Miscommunication
As I read the letters to the editor concerning the war in Iraq, I am continually amazed at the wide disparity of reality among the people who write them. Clearly, these concerned citizens are either getting their information from very different sources, or they are continuing to trumpet the same rationales originally used for going to war with Iraq without any further reading.
Perhaps it is necessary to review those rationales, because it is clear that most mainstream media sources are not. Regardless, there is a communication breakdown that one could proverbially drive a semi-truck through.
The first rationale for going to war was that Iraq was somehow involved in aiding al Qaeda in their attack of 9/11. This was proven false before the war even started. Numerous sources, including the CIA, declared that al Qaeda had no presence in Iraq before our invasion.
And why would they? Saddam Hussein didn't trust anyone that might threaten his control of power — why would he allow an extremist organization that considered him an infidel to flourish in his country and therefore threaten his control? Even the President, when pressed for a response, declared that there was no proof that Saddam had anything to do with 9/11.
The second rationale was that Saddam was reported to have weapons of mass destruction and that he would give them to al Qaeda to use against us. Again, numerous sources and logic tell us that this rationale does not hold water and was proven false before the invasion.
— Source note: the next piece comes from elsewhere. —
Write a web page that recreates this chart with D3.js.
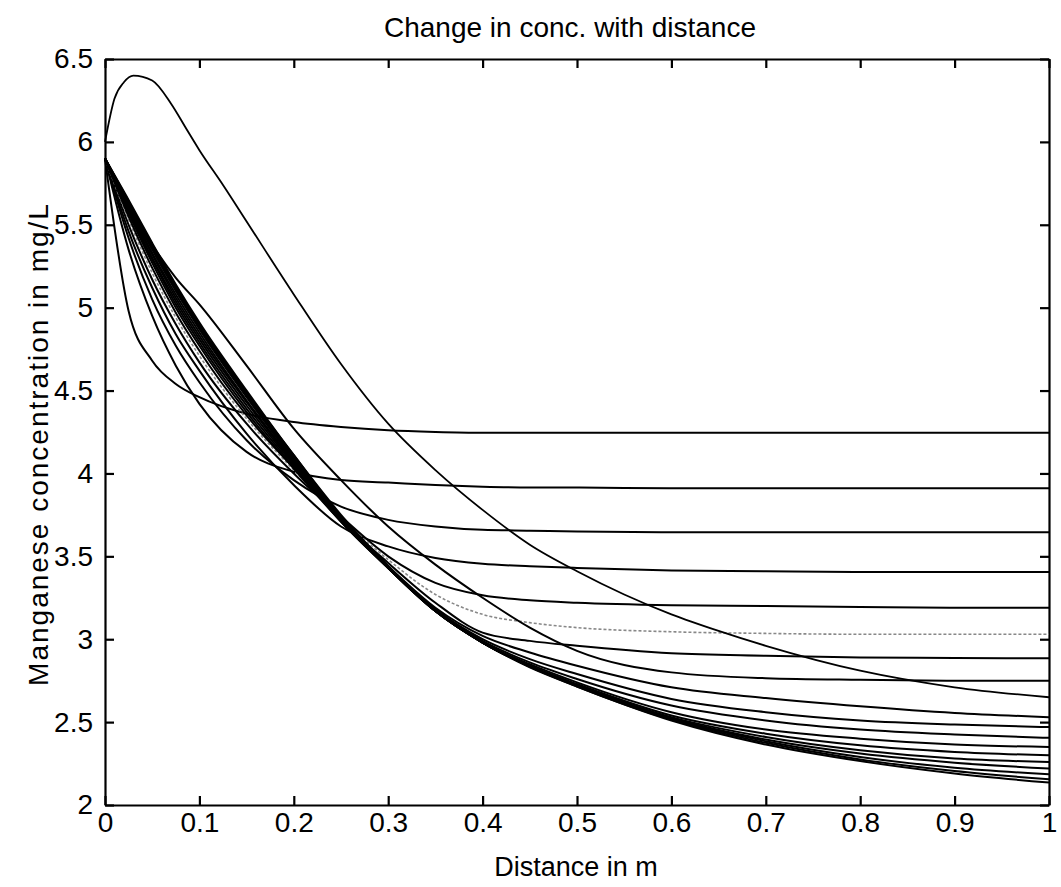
<!DOCTYPE html>
<html lang="en">
<head>
<meta charset="UTF-8">
<title>Change in conc. with distance</title>
<style>
  body { margin: 0; background: #fff; }
  svg { display: block; background: #fff; }
  text { font-family: "Liberation Sans", Arial, sans-serif; fill: #000; }
</style>
</head>
<body>
<div id="chart"></div>
<script src="https://d3js.org/d3.v7.min.js"></script>
<script>
// distance samples (m) shared by the plateau curves
const xGrid = [0, 0.025, 0.05, 0.075, 0.1, 0.15, 0.2, 0.25, 0.3, 0.35, 0.4, 0.45, 0.5, 0.6, 0.7, 0.8, 0.9, 1.0];

// concentration (mg/L), named by the level it ends at
const c425 = [5.90, 4.98, 4.68, 4.54, 4.46, 4.36, 4.31, 4.28, 4.26, 4.25, 4.245, 4.245, 4.245, 4.245, 4.245, 4.245, 4.245, 4.245];
const c392 = [5.90, 5.35, 4.95, 4.65, 4.42, 4.13, 4.01, 3.96, 3.945, 3.93, 3.92, 3.915, 3.915, 3.91, 3.91, 3.91, 3.91, 3.91];
const c365 = [5.90, 5.42, 5.05, 4.77, 4.55, 4.20, 3.96, 3.80, 3.72, 3.68, 3.66, 3.655, 3.65, 3.645, 3.645, 3.645, 3.645, 3.645];
const c340 = [5.90, 5.46, 5.12, 4.84, 4.62, 4.24, 3.93, 3.68, 3.56, 3.49, 3.455, 3.44, 3.43, 3.415, 3.41, 3.405, 3.405, 3.405];
const c319 = [5.90, 5.50, 5.17, 4.90, 4.67, 4.30, 4.00, 3.74, 3.50, 3.34, 3.265, 3.235, 3.22, 3.205, 3.20, 3.195, 3.19, 3.19];
const c303 = [5.90, 5.53, 5.21, 4.94, 4.71, 4.33, 4.02, 3.73, 3.48, 3.27, 3.15, 3.10, 3.07, 3.045, 3.035, 3.03, 3.03, 3.03];
const c288 = [5.90, 5.55, 5.24, 4.97, 4.74, 4.35, 4.03, 3.72, 3.46, 3.22, 3.04, 2.99, 2.96, 2.915, 2.90, 2.89, 2.887, 2.885];
const c275 = [5.90, 5.62, 5.38, 5.18, 5.02, 4.65, 4.27, 3.96, 3.68, 3.45, 3.25, 3.07, 2.93, 2.80, 2.765, 2.755, 2.75, 2.75];
const c253 = [5.90, 5.57, 5.27, 5.00, 4.77, 4.37, 4.03, 3.71, 3.44, 3.19, 3.02, 2.92, 2.84, 2.71, 2.645, 2.595, 2.555, 2.53];
const c247 = [5.90, 5.58, 5.29, 5.02, 4.79, 4.39, 4.04, 3.71, 3.43, 3.18, 3.00, 2.88, 2.79, 2.64, 2.56, 2.51, 2.485, 2.47];
const c241 = [5.90, 5.59, 5.30, 5.04, 4.81, 4.41, 4.05, 3.71, 3.43, 3.18, 2.99, 2.86, 2.76, 2.60, 2.51, 2.455, 2.425, 2.405];
const c235 = [5.90, 5.60, 5.32, 5.06, 4.83, 4.43, 4.06, 3.72, 3.43, 3.17, 2.98, 2.85, 2.74, 2.56, 2.455, 2.40, 2.365, 2.35];
const c230 = [5.90, 5.61, 5.33, 5.08, 4.85, 4.44, 4.07, 3.72, 3.43, 3.17, 2.98, 2.84, 2.73, 2.54, 2.43, 2.36, 2.32, 2.30];
const c226 = [5.90, 5.62, 5.35, 5.10, 4.87, 4.46, 4.08, 3.73, 3.43, 3.17, 2.98, 2.84, 2.725, 2.53, 2.41, 2.33, 2.28, 2.26];
const c222 = [5.90, 5.63, 5.36, 5.11, 4.88, 4.47, 4.09, 3.73, 3.43, 3.17, 2.98, 2.835, 2.72, 2.525, 2.395, 2.31, 2.255, 2.22];
const c218 = [5.90, 5.64, 5.37, 5.12, 4.89, 4.48, 4.10, 3.74, 3.44, 3.17, 2.98, 2.835, 2.72, 2.52, 2.385, 2.29, 2.225, 2.185];
const c215 = [5.90, 5.64, 5.38, 5.13, 4.90, 4.49, 4.11, 3.74, 3.44, 3.17, 2.98, 2.835, 2.715, 2.515, 2.375, 2.275, 2.205, 2.155];
const c213 = [5.90, 5.65, 5.39, 5.14, 4.91, 4.50, 4.11, 3.75, 3.44, 3.17, 2.98, 2.83, 2.715, 2.51, 2.365, 2.265, 2.19, 2.135];

// the one curve that rises first, sampled on its own grid
const peakX = [0, 0.01, 0.02, 0.03, 0.05, 0.07, 0.085, 0.1, 0.125, 0.15, 0.2, 0.25, 0.3, 0.35, 0.4, 0.45, 0.5, 0.55, 0.6, 0.65, 0.7, 0.8, 0.9, 1.0];
const peakY = [6.0, 6.26, 6.36, 6.40, 6.37, 6.23, 6.09, 5.95, 5.74, 5.52, 5.08, 4.66, 4.30, 4.02, 3.78, 3.57, 3.41, 3.27, 3.15, 3.05, 2.96, 2.81, 2.71, 2.65];

const xTicks = [0, 0.1, 0.2, 0.3, 0.4, 0.5, 0.6, 0.7, 0.8, 0.9, 1];
const yTicks = [2, 2.5, 3, 3.5, 4, 4.5, 5, 5.5, 6, 6.5];

const width = 1061, height = 887;
const margin = { top: 59, right: 12, bottom: 82, left: 105 };
const innerW = width - margin.left - margin.right;
const innerH = height - margin.top - margin.bottom;

const svg = d3.select('#chart').append('svg')
    .attr('width', width)
    .attr('height', height);

const x = d3.scaleLinear().domain([0, 1]).range([0, innerW]);
const y = d3.scaleLinear().domain([2, 6.5]).range([innerH, 0]);

const g = svg.append('g').attr('transform', `translate(${margin.left},${margin.top})`);

const fmt = d => d3.format('')(d);
const tickLen = 9;

// box axes, ticks pointing inwards like the original
g.append('g').attr('class', 'axis')
    .attr('transform', `translate(0,${innerH})`)
    .call(d3.axisBottom(x).tickValues(xTicks).tickFormat(fmt).tickSizeInner(-tickLen).tickSizeOuter(0).tickPadding(7));
g.append('g').attr('class', 'axis')
    .call(d3.axisTop(x).tickValues(xTicks).tickFormat('').tickSizeInner(-tickLen).tickSizeOuter(0));
g.append('g').attr('class', 'axis')
    .call(d3.axisLeft(y).tickValues(yTicks).tickFormat(fmt).tickSizeInner(-tickLen).tickSizeOuter(0).tickPadding(12));
g.append('g').attr('class', 'axis')
    .attr('transform', `translate(${innerW},0)`)
    .call(d3.axisRight(y).tickValues(yTicks).tickFormat('').tickSizeInner(-tickLen).tickSizeOuter(0));

g.selectAll('.axis path').attr('stroke', '#000').attr('stroke-width', 2.2);
g.selectAll('.axis line').attr('stroke', '#000').attr('stroke-width', 2.2);
g.selectAll('.axis text').attr('font-size', 28).attr('fill', '#000')
    .style('font-family', '"Liberation Sans", Arial, sans-serif');

const line = d3.line()
    .x(d => x(d[0]))
    .y(d => y(d[1]))
    .curve(d3.curveMonotoneX);

const plateauCurves = [
    { name: 'c425', values: c425 }, { name: 'c392', values: c392 },
    { name: 'c365', values: c365 }, { name: 'c340', values: c340 },
    { name: 'c319', values: c319 }, { name: 'c303', values: c303 },
    { name: 'c288', values: c288 }, { name: 'c275', values: c275 },
    { name: 'c253', values: c253 }, { name: 'c247', values: c247 },
    { name: 'c241', values: c241 }, { name: 'c235', values: c235 },
    { name: 'c230', values: c230 }, { name: 'c226', values: c226 },
    { name: 'c222', values: c222 }, { name: 'c218', values: c218 },
    { name: 'c215', values: c215 }, { name: 'c213', values: c213 }
];

const lines = g.append('g').attr('fill', 'none');

lines.selectAll('path.curve')
    .data(plateauCurves)
    .join('path')
    .attr('class', 'curve')
    .attr('d', d => line(d.values.map((v, i) => [xGrid[i], v])))
    .attr('stroke', d => d.name === 'c303' ? '#888' : '#000')
    .attr('stroke-dasharray', d => d.name === 'c303' ? '3,2' : null)
    .attr('stroke-width', d => d.name === 'c303' ? 1.6 : 2);

lines.append('path')
    .attr('d', line(peakY.map((v, i) => [peakX[i], v])))
    .attr('stroke', '#000')
    .attr('stroke-width', 1.8);

// titles
svg.append('text')
    .attr('x', 570)
    .attr('y', 37)
    .attr('text-anchor', 'middle')
    .attr('font-size', 28)
    .text('Change in conc. with distance');

svg.append('text')
    .attr('x', 576)
    .attr('y', 876)
    .attr('text-anchor', 'middle')
    .attr('font-size', 27)
    .text('Distance in m');

svg.append('text')
    .attr('transform', `translate(48,${margin.top + innerH / 2 + 12}) rotate(-90)`)
    .attr('text-anchor', 'middle')
    .attr('font-size', 28)
    .attr('letter-spacing', 2)
    .text('Manganese concentration in mg/L');
</script>
</body>
</html>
In fact, the same source that told us that Saddam once had these WMDs also told us that they were destroyed following Desert Storm in 1992. Though the destruction of these WMDs was conveniently omitted from the public during the saber rattling, it was reported nevertheless. Further, why would Saddam give al Qaeda these weapons, even if he had them — so they could turn around and use them against him?
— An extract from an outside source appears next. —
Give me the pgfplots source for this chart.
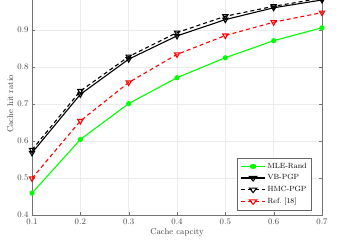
\documentclass[border=0pt]{standalone}
\usepackage{pgfplots}
\pgfplotsset{compat=1.18}
\begin{document}
\begin{tikzpicture}
\begin{axis}[name=ax, scale only axis, width=290pt, height=222pt,
  xmin=0.1, xmax=0.7, ymin=0.4, ymax=1.0,
  xtick={0.1,0.2,0.3,0.4,0.5,0.6,0.7},
  ytick={0.4,0.5,0.6,0.7,0.8,0.9,1.0},
  xticklabels={0.1,0.2,0.3,0.4,0.5,0.6,0.7},
  yticklabels={0.4,0.5,0.6,0.7,0.8,0.9,{}},
  grid=major, grid style={gray!15},
  axis line style={black!55}, tick style={black!55},
  tick align=inside, major tick length=3pt,
  font=\fontsize{8.5}{10}\selectfont,
  xlabel={Cache capcity}, ylabel={Cache hit ratio},
  xlabel style={yshift=3pt}, ylabel style={yshift=-3pt},
  every tick label/.append style={text=black!75},
  label style={text=black!75},
  legend style={at={(0.965,0.022)}, anchor=south east, draw=black!60, font=\fontsize{7.5}{9}\selectfont, row sep=0.8pt, inner sep=3pt},
  legend image post style={xscale=1.4},
  legend cell align=left,
]
\addplot[color=green, line width=1.1pt, mark=*, mark size=2pt] coordinates {
 (0.1,0.459) (0.2,0.604) (0.3,0.701) (0.4,0.771) (0.5,0.825) (0.6,0.871) (0.7,0.906)};
\addlegendentry{MLE-Rand}
\addplot[color=black, line width=1.1pt, mark=triangle, mark options={rotate=180, solid}, mark size=3pt] coordinates {
 (0.1,0.568) (0.2,0.726) (0.3,0.821) (0.4,0.884) (0.5,0.928) (0.6,0.960) (0.7,0.981)};
\addlegendentry{VB-PGP}
\addplot[color=black, line width=1.1pt, dash pattern=on 4pt off 3pt, mark=triangle, mark options={rotate=180, solid}, mark size=3pt] coordinates {
 (0.1,0.576) (0.2,0.735) (0.3,0.828) (0.4,0.893) (0.5,0.937) (0.6,0.964) (0.7,0.986)};
\addlegendentry{HMC-PGP}
\addplot[color=red, line width=1.1pt, dash pattern=on 4pt off 3pt, mark=triangle, mark options={rotate=180, solid}, mark size=3pt] coordinates {
 (0.1,0.499) (0.2,0.654) (0.3,0.758) (0.4,0.834) (0.5,0.885) (0.6,0.921) (0.7,0.947)};
\addlegendentry{Ref.\ [18]}
\coordinate (tc) at (axis cs:0.7,0.981);
\end{axis}
\pgfresetboundingbox
\useasboundingbox ([shift={(-32pt,-31pt)}]ax.south west) rectangle ([shift={(35pt,0pt)}]tc);
\end{tikzpicture}
\end{document}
So once again, Iraq had nothing to do with 9/11. They were not harboring al Qaeda, and they did not have weapons of mass destruction. Since these rationales were proven false, the rationale then became that Saddam was an evil tyrant and we would help democratize his country.
Further, though Hussein was compared with Hitler by the Bush administration, Iraq is in no way comparable to another Nazi Germany. And if we are going to invade every country that we feel should be democratized, then we would be unilaterally invading many countries and thus creating further recruiting tools for al Qaeda. As it is, our invasion of Iraq has created the exact opposite of what the Bush administration declared we had to do, thus making the country the central-recruiting mechanism for our most bitter enemies throughout the globe.
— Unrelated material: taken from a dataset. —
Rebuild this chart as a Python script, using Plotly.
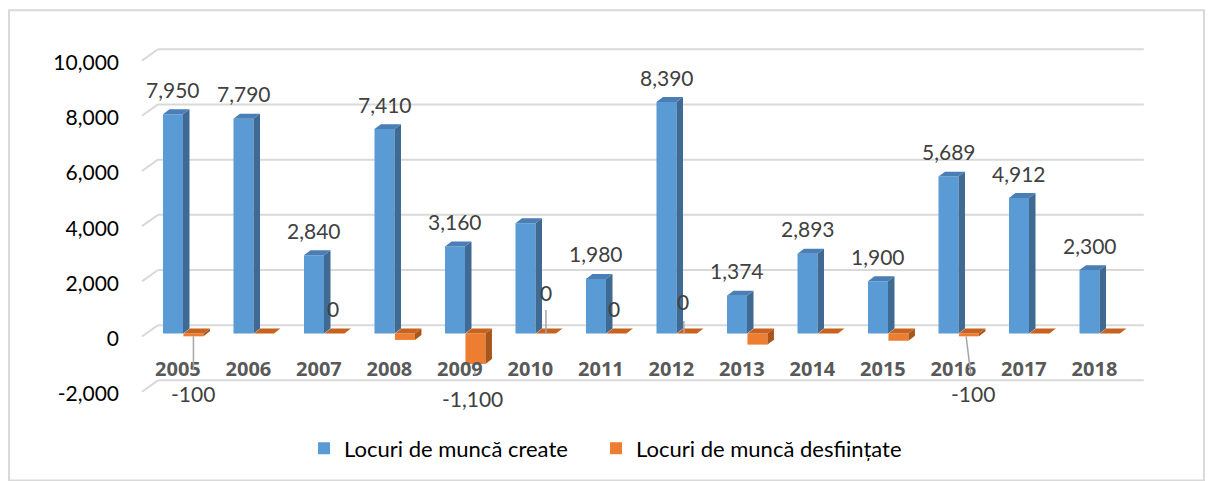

And now Iran seems to be on the agenda in the war on terror. The President, one could argue, is simply restating the common belief of many Americans that we don't respect or recognize any religious or nationalist fervor other than our own. Whereas this attitude may sound macho, it is ethnocentric, egocentric and fatally flawed.
The President's "bring it on" rhetoric is further gist for the fundamentalist al Qaeda mold. The fact is, for every innocent Iraqi killed or injured (and there have been thousands), we exponentially create more enemies. This self-defeating process will never stop unless we either change our policy or, as in the case of Vietnam, we "destroy it (the country) in order to save it."
Historically, this myopic view is what got America in the fix we're in. As the President recently remarked that he is now considering an attack on Iran, one can only hope that Congress and the American people will wake up to this communication breakdown, inform themselves, take control of our country and stop this madness. If we don't, this communication breakdown could break us down.
To repeat another folly like Iraq — and that is a kind way of describing it — would be the definition of insanity by repeating the same action and expecting a different result.